##### Data entries

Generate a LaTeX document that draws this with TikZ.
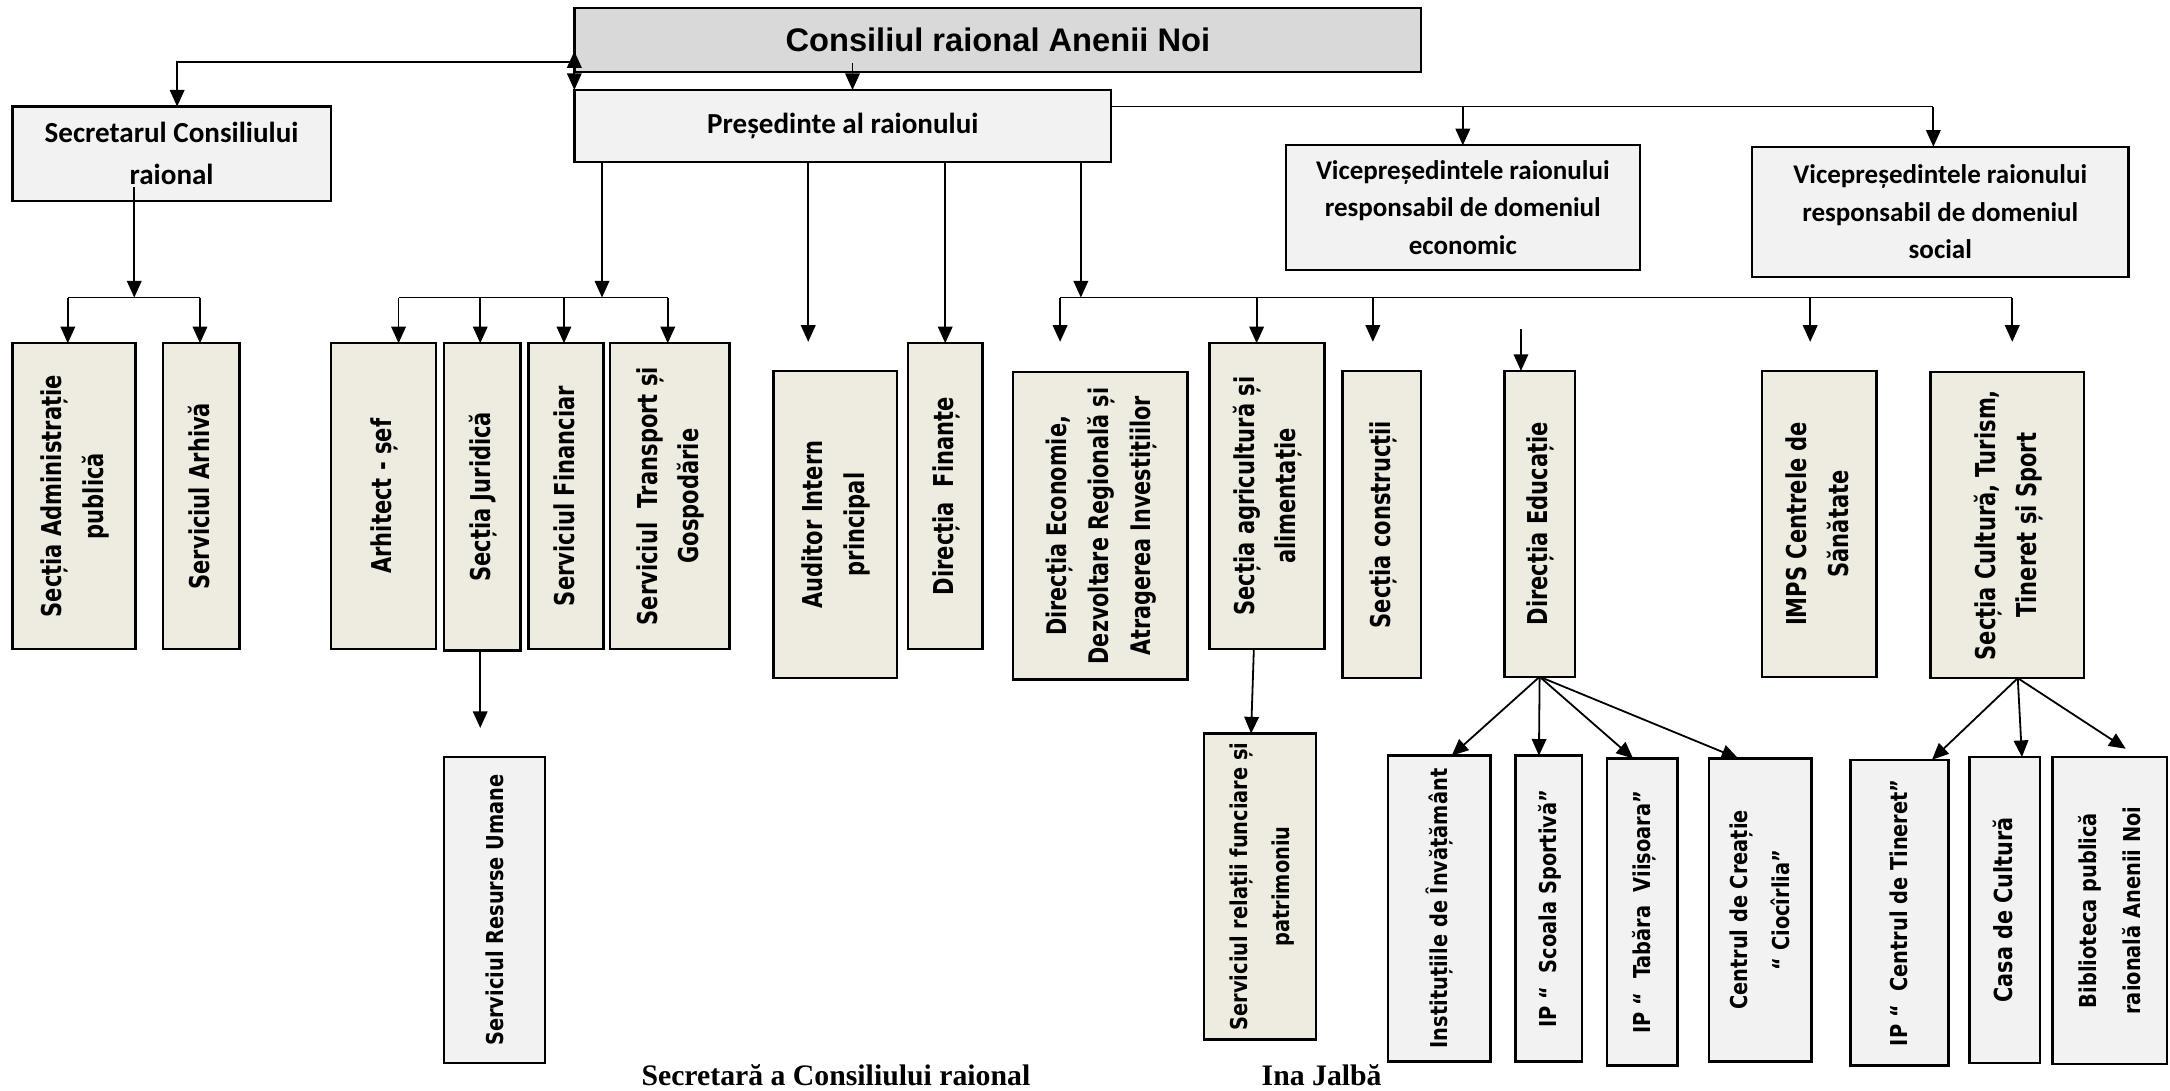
\documentclass[tikz,border=0pt]{standalone}
\usepackage{fontspec}
\usepackage{graphicx}
\setmainfont{Liberation Serif}
\newfontfamily\dvfont{DejaVu Sans}
\newfontfamily\calfont{Carlito}
\newfontfamily\arfont{Liberation Sans}
\usetikzlibrary{arrows.meta}
\definecolor{topgray}{HTML}{D9D9D9}
\definecolor{lgray}{HTML}{F2F2F2}
\definecolor{beige}{HTML}{EEECE1}
% size, cross stretch, baselineskip, text
\newcommand\vtext[4]{\rotatebox{90}{\scalebox{1}[#2]{\fontsize{#1}{#3}\selectfont\begin{tabular}{@{}c@{}}#4\end{tabular}}}}
\newcommand\vta[1]{\vtext{15.2}{1.3}{23}{#1}}
\newcommand\vtb[1]{\vtext{14}{1.2}{25}{#1}}
\tikzset{
  box/.style={draw, line width=1.7pt, inner sep=0pt, outer sep=0pt, anchor=north west},
  vbox/.style={box, font=\dvfont\bfseries},
  hbox/.style={box, align=center, font=\calfont\bfseries\fontsize{21}{30}\selectfont},
  arr/.style={line width=1.3pt, -{Triangle[length=12pt,width=10.5pt]}},
  darr/.style={line width=1.3pt, {Triangle[length=12pt,width=10.5pt]}-{Triangle[length=12pt,width=10.5pt]}},
  conn/.style={line width=1.3pt},
  sig/.style={anchor=base, font=\bfseries\fontsize{21.5}{24}\selectfont}
}
\begin{document}
\begin{tikzpicture}[x=1pt,y=-1pt]
\useasboundingbox (0,0) rectangle (1568,788);
% top level
\node[box, fill=topgray, minimum width=612pt, minimum height=46pt, font=\arfont\bfseries\fontsize{23.6}{27}\selectfont] (top) at (415,6) {Consiliul raional Anenii Noi};
\node[hbox, fill=lgray, minimum width=388pt, minimum height=52pt] (pres) at (415,65) {\raisebox{4pt}{Președinte al raionului}};
\node[hbox, fill=lgray, minimum width=230pt, minimum height=68pt] (secr) at (9,77) {Secretarul Consiliului\\raional};
\node[hbox, fill=lgray, minimum width=256pt, minimum height=90pt, font=\calfont\bfseries\fontsize{19.5}{27}\selectfont] (vecon) at (929,105) {Vicepreședintele raionului\\responsabil de domeniul\\economic};
\node[hbox, fill=lgray, minimum width=272pt, minimum height=94pt, font=\calfont\bfseries\fontsize{19.5}{27}\selectfont] (vsoc) at (1266,106) {Vicepreședintele raionului\\responsabil de domeniul\\social};
% row 1
\node[vbox, fill=beige, minimum width=89pt, minimum height=221pt] (adm) at (9,248) {\vta{Secția Administrație\\publică}};
\node[vbox, fill=beige, minimum width=55pt, minimum height=221pt] (arh) at (118,248) {\vta{Serviciul Arhivă}};
\node[vbox, fill=beige, minimum width=76pt, minimum height=221pt] (arhit) at (239,248) {\vta{Arhitect - șef}};
\node[vbox, fill=beige, minimum width=55pt, minimum height=222pt] (jur) at (321,248) {\vta{Secția Juridică}};
\node[vbox, fill=beige, minimum width=54pt, minimum height=221pt] (fin) at (382,248) {\vta{Serviciul Financiar}};
\node[vbox, fill=beige, minimum width=86pt, minimum height=221pt] (trans) at (441,248) {\vta{Serviciul\ \ Transport și\\Gospodărie}};
\node[vbox, fill=beige, minimum width=89pt, minimum height=222pt] (aud) at (559,268) {\vta{Auditor Intern\\principal}};
\node[vbox, fill=beige, minimum width=54pt, minimum height=221pt] (dfin) at (656,248) {\vta{Direcția\ \ Finanțe}};
\node[vbox, fill=beige, minimum width=126pt, minimum height=222pt] (dec) at (732,269) {\vtext{15}{1.3}{23.5}{Direcția Economie,\\Dezvoltare Regională și\\Atragerea Investițiilor}};
\node[vbox, fill=beige, minimum width=83pt, minimum height=221pt] (agr) at (874,248) {\vta{Secția agricultură și\\alimentație}};
\node[vbox, fill=beige, minimum width=57pt, minimum height=222pt] (con) at (970,268) {\vta{Secția construcții}};
\node[vbox, fill=beige, minimum width=51pt, minimum height=221pt] (edu) at (1087,268) {\vta{Direcția Educație}};
\node[vbox, fill=beige, minimum width=83pt, minimum height=221pt] (imps) at (1273,268) {\vta{IMPS Centrele de\\Sănătate}};
\node[vbox, fill=beige, minimum width=111pt, minimum height=221pt] (cult) at (1395,269) {\vta{Secția Cultură, Turism,\\Tineret și Sport}};
% row 2
\node[vbox, fill=lgray, minimum width=73pt, minimum height=221pt] (rum) at (321,547) {\vtb{Serviciul Resurse Umane}};
\node[vbox, fill=beige, minimum width=81pt, minimum height=221pt] (func) at (870,530) {\vtb{Serviciul relații funciare și\\patrimoniu}};
\node[vbox, fill=lgray, minimum width=74pt, minimum height=221pt] (inst) at (1003,546) {\vtb{Instituțiile de Învățământ}};
\node[vbox, fill=lgray, minimum width=48pt, minimum height=221pt] (scoala) at (1095,546) {\vtb{IP “\ \ Scoala Sportivă”}};
\node[vbox, fill=lgray, minimum width=51pt, minimum height=222pt] (tab) at (1161,548) {\vtb{IP “\ \ Tabăra\ \ Viișoara”}};
\node[vbox, fill=lgray, minimum width=74pt, minimum height=219pt] (cioc) at (1235,548) {\vtb{Centrul de Creație\\“ Ciocîrlia”}};
\node[vbox, fill=lgray, minimum width=71pt, minimum height=221pt] (tin) at (1337,549) {\vtb{IP “\ \ Centrul de Tineret”}};
\node[vbox, fill=lgray, minimum width=51pt, minimum height=221pt] (casa) at (1423,547) {\vtext{15}{1.2}{25}{Casa de Cultură}};
\node[vbox, fill=lgray, minimum width=83pt, minimum height=222pt] (bib) at (1483,547) {\vtext{14}{1.2}{26.5}{Biblioteca publică\\raională Anenii Noi}};
% signature
\node[sig] (sig1) at (604,784) {Secretară a Consiliului raional};
\node[sig] (sig2) at (955,784) {Ina Jalbă};
% connectors: top
\coordinate (t1) at (616,45.5);
\draw[arr] (t1) -- (t1 |- pres.north);
\coordinate (t2) at (415,37);
\draw[darr] (t2) -- (t2 |- pres.north);
\coordinate (t3) at (415,45);
\coordinate (t4) at (128,45);
\draw[arr] (t3) -- (t4) -- (t4 |- secr.north);
% secretar
\coordinate (s1) at (97,135);
\coordinate (s2) at (97,215);
\coordinate (s3) at (49,215);
\coordinate (s4) at (144.5,215);
\draw[arr] (s1) -- (s2);
\draw[conn] (s3) -- (s4);
\draw[arr] (s3) -- (s3 |- adm.north);
\draw[arr] (s4) -- (s4 |- arh.north);
% presedinte bus 2
\coordinate (p1) at (435,215);
\coordinate (p2) at (288,215);
\coordinate (p3) at (482.5,215);
\coordinate (p4) at (347,215);
\coordinate (p5) at (407.5,215);
\draw[arr] (pres.south -| p1) -- (p1);
\draw[conn] (p2) -- (p3);
\draw[arr] (p2) -- (p2 |- arhit.north);
\draw[arr] (p4) -- (p4 |- jur.north);
\draw[arr] (p5) -- (p5 |- fin.north);
\draw[arr] (p3) -- (p3 |- trans.north);
% auditor, finante
\coordinate (a1) at (584,247);
\draw[arr] (pres.south -| a1) -- (a1);
\draw[arr] (pres.south -| dfin.north) -- (dfin.north);
% bus 3
\coordinate (q0) at (781,215);
\coordinate (q1) at (766,215);
\coordinate (q2) at (1454,215);
\coordinate (q3) at (908,215);
\coordinate (q4) at (992,215);
\coordinate (q5) at (1308,215);
\coordinate (q1e) at (766,247);
\coordinate (q2e) at (1454,247);
\coordinate (q4e) at (992,247);
\coordinate (q5e) at (1308,247);
\draw[arr] (pres.south -| q0) -- (q0);
\draw[conn] (q1) -- (q2);
\draw[arr] (q1) -- (q1e);
\draw[arr] (q3) -- (q3 |- agr.north);
\draw[arr] (q4) -- (q4e);
\draw[arr] (q5) -- (q5e);
\draw[arr] (q2) -- (q2e);
\coordinate (e0) at (1099,238);
\draw[arr] (e0) -- (e0 |- edu.north);
% vice
\coordinate (v0) at (803,77);
\coordinate (v1) at (1397,77);
\draw[conn] (v0) -- (v1);
\draw[arr] (v0 -| vecon.north) -- (vecon.north);
\draw[arr] (v1) -- (v1 |- vsoc.north);
% row 2 connectors
\coordinate (r1) at (347,526);
\draw[arr] (jur.south -| r1) -- (r1);
\draw[arr] ([xshift=-9.5pt]agr.south) -- ([xshift=-6.5pt]func.north);
\draw[arr] (edu.south) -- ([xshift=9pt]inst.north);
\draw[arr] (edu.south) -- ([xshift=-7pt]scoala.north);
\draw[arr] (edu.south) -- ([xshift=-6.5pt]tab.north);
\draw[arr] (edu.south) -- ([xshift=-16pt]cioc.north);
\coordinate (co) at (1458,490);
\coordinate (be) at (1536,541);
\draw[arr] (co) -- ([xshift=23.5pt]tin.north);
\draw[arr] (co) -- ([xshift=12.5pt]casa.north);
\draw[arr] (co) -- (be);
\end{tikzpicture}
\end{document}
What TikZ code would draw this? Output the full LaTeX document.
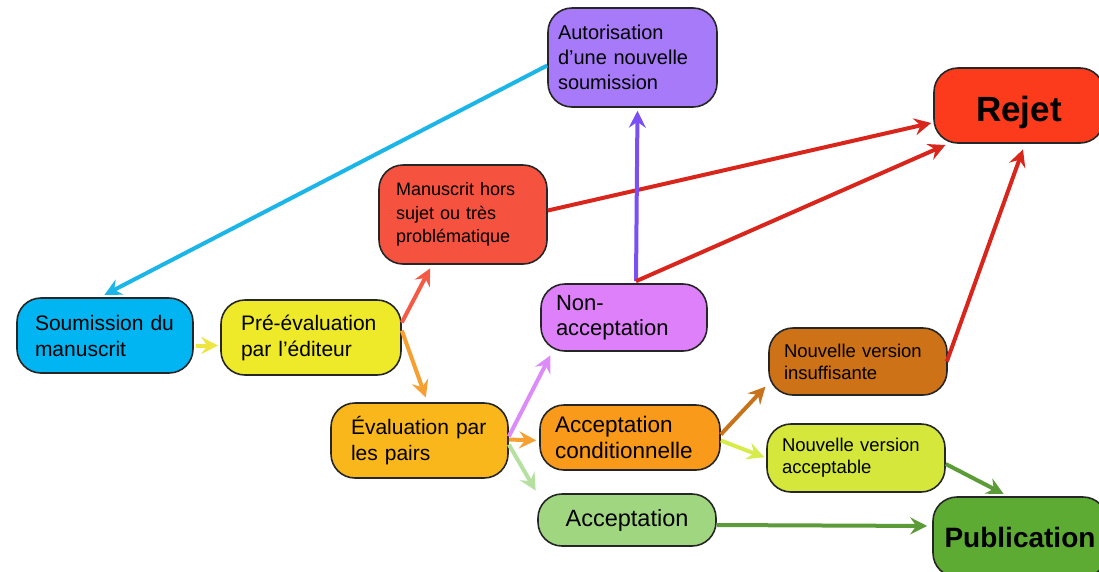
\documentclass[tikz,border=0pt]{standalone}
\usepackage{fontspec}
\setmainfont{Liberation Sans}
\usetikzlibrary{arrows.meta,calc}
\definecolor{cSub}{HTML}{00B5F1}
\definecolor{cPre}{HTML}{EEEA2A}
\definecolor{cMan}{HTML}{F5533F}
\definecolor{cAut}{HTML}{A67AF8}
\definecolor{cRej}{HTML}{FC3B1C}
\definecolor{cNon}{HTML}{DE80F9}
\definecolor{cEva}{HTML}{F9B71B}
\definecolor{cAcd}{HTML}{F99A1A}
\definecolor{cNvi}{HTML}{CD7216}
\definecolor{cNva}{HTML}{D4E73A}
\definecolor{cAcc}{HTML}{A0D680}
\definecolor{cPub}{HTML}{5DAB33}
\definecolor{aCyan}{HTML}{1BB5E8}
\definecolor{aYel}{HTML}{EEE640}
\definecolor{aTom}{HTML}{F55A45}
\definecolor{aOra}{HTML}{F5A030}
\definecolor{aRed}{HTML}{D9261C}
\definecolor{aVio}{HTML}{7A50F5}
\definecolor{aPink}{HTML}{DD8BF8}
\definecolor{aLgr}{HTML}{B5E0A0}
\definecolor{aBrn}{HTML}{C8731C}
\definecolor{aLime}{HTML}{D7EC4A}
\definecolor{aGrn}{HTML}{5B9C38}
\tikzset{
  box/.style={draw=black!85, line width=1.6pt, rounded corners=24pt, align=left, inner ysep=0pt, anchor=center},
  arr/.style={line width=4pt, -{Stealth[length=17pt,width=17pt,inset=6pt]}},
}
\begin{document}
\begin{tikzpicture}[x=1pt,y=-1pt]
\useasboundingbox (0,0) rectangle (1099,571);
% nodes
\node[box, fill=cSub, minimum width=176pt, minimum height=75pt, inner xsep=18pt, text width=140pt,
  font=\fontsize{21}{26}\selectfont] (sub) at (105,335.5) {Soumission du\\manuscrit};
\node[box, fill=cPre, minimum width=180pt, minimum height=75pt, inner xsep=20pt, text width=140pt,
  font=\fontsize{21}{26}\selectfont] (pre) at (311,337.5) {Pré-évaluation\\par l’éditeur};
\node[box, fill=cMan, minimum width=168pt, minimum height=99pt, inner xsep=17pt, text width=134pt,
  font=\fontsize{18}{23.5}\selectfont] (man) at (463,214.5) {Manuscrit hors\\sujet ou très\\problématique};
\node[box, fill=cAut, minimum width=169pt, minimum height=99pt, inner xsep=10pt, text width=149pt,
  font=\fontsize{20}{25}\selectfont] (aut) at (632.5,57.5) {Autorisation\\d’une nouvelle\\soumission};
\node[box, fill=cRej, minimum width=170pt, minimum height=75pt, align=center,
  font=\fontsize{35}{40}\selectfont\bfseries] (rej) at (1019,105.5) {\raisebox{-3.5pt}[25pt][0pt]{Rejet}};
\node[box, fill=cNon, minimum width=166pt, minimum height=67pt, inner xsep=15pt, text width=136pt,
  font=\fontsize{22}{25}\selectfont] (non) at (624,317.5) {Non-\\acceptation};
\node[box, fill=cEva, minimum width=177pt, minimum height=75pt, inner xsep=20pt, text width=137pt,
  font=\fontsize{21}{26}\selectfont] (eva) at (419.5,440.5) {Évaluation par\\les pairs};
\node[box, fill=cAcd, minimum width=180pt, minimum height=65pt, inner xsep=15pt, text width=150pt,
  font=\fontsize{22.5}{26}\selectfont] (acd) at (630,437.5) {Acceptation\\conditionnelle};
\node[box, fill=cNvi, minimum width=178pt, minimum height=67pt, inner xsep=15pt, text width=148pt,
  font=\fontsize{18.5}{22}\selectfont] (nvi) at (858,361.5) {Nouvelle version\\insuffisante};
\node[box, fill=cNva, minimum width=178pt, minimum height=68pt, inner xsep=15pt, text width=148pt,
  font=\fontsize{18.5}{22}\selectfont] (nva) at (856,458) {Nouvelle version\\acceptable};
\node[box, fill=cAcc, minimum width=178pt, minimum height=52pt, align=center,
  font=\fontsize{23.5}{26}\selectfont] (acc) at (627,520) {Acceptation};
\node[box, fill=cPub, minimum width=174pt, minimum height=80pt, align=center,
  font=\fontsize{28}{32}\selectfont\bfseries] (pub) at (1020,537) {Publication};
% connectors
\draw[arr, aCyan, shorten >=5pt] ($(aut.west)+(0,8)$) -- ($(sub.north)+(-5,0)$);
\draw[arr, aYel, shorten >=2pt] ($(sub.east)+(2,10)$) -- ($(pre.west)+(0,8)$);
\draw[arr, aTom, shorten >=4pt] ($(pre.east)+(0,-15)$) -- ($(man.south)+(-31,0)$);
\draw[arr, aOra, shorten >=5pt] ($(pre.east)+(0,-7)$) -- ($(eva.north)+(8,0)$);
\draw[arr, aRed, shorten >=2pt] ($(man.east)+(0,-4)$) -- ($(rej.west)+(0,17)$);
\draw[arr, aVio, shorten >=3pt] ($(non.north)+(12,-2)$) -- ($(aut.south)+(5,0)$);
\draw[arr, aRed, shorten >=3pt] ($(non.north)+(12,-2)$) -- ($(rej.south west)+(15,0)$);
\draw[arr, aRed, shorten >=6pt] ($(nvi.east)+(-1,0)$) -- ($(rej.south)+(6,0)$);
\draw[arr, aPink, shorten >=4pt] ($(eva.east)+(0,-4)$) -- ($(non.south west)+(12,0)$);
\draw[arr, aOra, shorten >=3pt] ($(eva.east)+(0,-1)$) -- ($(acd.west)+(0,3)$);
\draw[arr, aLgr, shorten >=3pt] ($(eva.east)+(0,4)$) -- (acc.north west);
\draw[arr, aBrn, shorten >=4pt] ($(acd.east)+(0,-3)$) -- ($(nvi.south west)+(0,-12)$);
\draw[arr, aLime, shorten >=2pt] ($(acd.east)+(0,3)$) -- (nva.west);
\draw[arr, aGrn, shorten >=5pt] ($(nva.east)+(0,6)$) -- ($(pub.north)+(-12,0)$);
\draw[arr, aGrn, shorten >=5pt] ($(acc.east)+(0,5)$) -- ($(pub.west)+(0,-11)$);
\end{tikzpicture}
\end{document}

##########

Stated goal
Pull out every line in the data above that has the word "this".

Task answer
Generate a LaTeX document that draws this with TikZ.
What TikZ code would draw this? Output the full LaTeX document.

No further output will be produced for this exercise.